Introduction and motivation
There is an extensive literature on application of machine learning algorithms to credit scoring, where a model determines the relationship between default and loan characteristics. Once built, this model is used to predict the probability of debt being repaid by the obligor. Review and comparison of these types of models are provided in [1]-[3], with [4] focusing on assessing mortgage risk using a deep net and [5] using a convolutional neural network.
As can be seen from these papers, most publications in consumer lending applications cover binary classification, where a loan either defaults or it does not. Sometimes severe delinquency, defined as having payments delayed by six months or more, is used as an alternative to the default. There are several reasons for considering a multi-classification problem instead. Firstly, a lot of information is lost if only default and non-default states are taken into account. For example, a loan with no missed payments has a different creditworthiness profile to a loan where payments are late by one month only but have occured several times during the initial term of the loan. Slightly late (between 30 and 180 days) payments can be a sign of declining financial health of the obligor. However, since the loan has not technically defaulted, it will be marked as "good" by the binary classification and remain unnoticed until the delinquency status deteriorates significantly. Differentiating between the frequency of the occurrence and the delay magnitude of the payments would allow more accurate tailoring of credit terms and conditions as well as enable early-warning signal detection - since borrowers are likely to transition through different credit profiles throughout the life of the loan.
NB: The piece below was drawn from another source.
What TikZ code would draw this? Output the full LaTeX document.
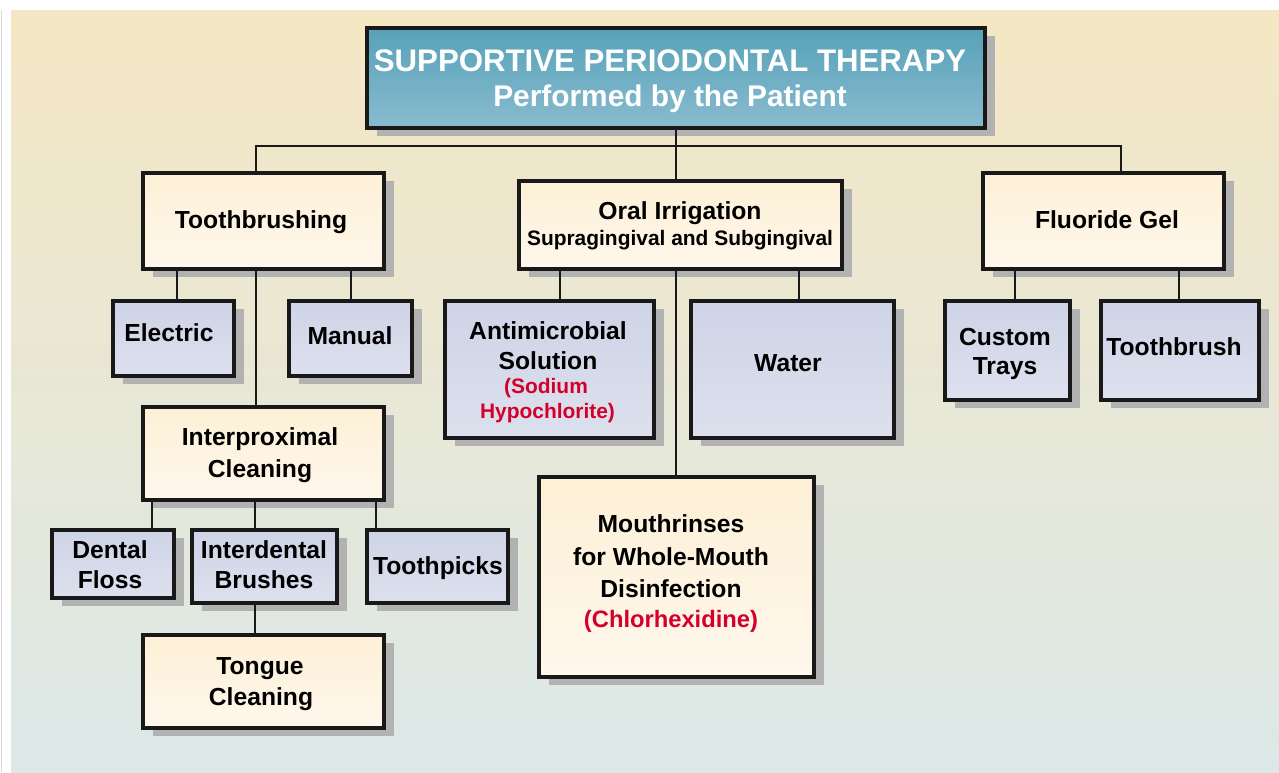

The aim of this paper is to investigate the technical feasibility of predicting several classes, or statuses, of loan near-term delinquency and payment behaviour by considering a number of multi-classification models. In this paper residential mortgage loan data has been used, but model architectures described here can be applied to other types of loans as well - provided a suitable dataset is available for training.
The rest of the paper is organised as follows. Section 2 provides details on the construction of the final dataset and feature analysis. Section 3 specifies model architectures and provides high-level implementation details. Section 4 provides summary and analysis of results. Conclusions are drawn in Section 5.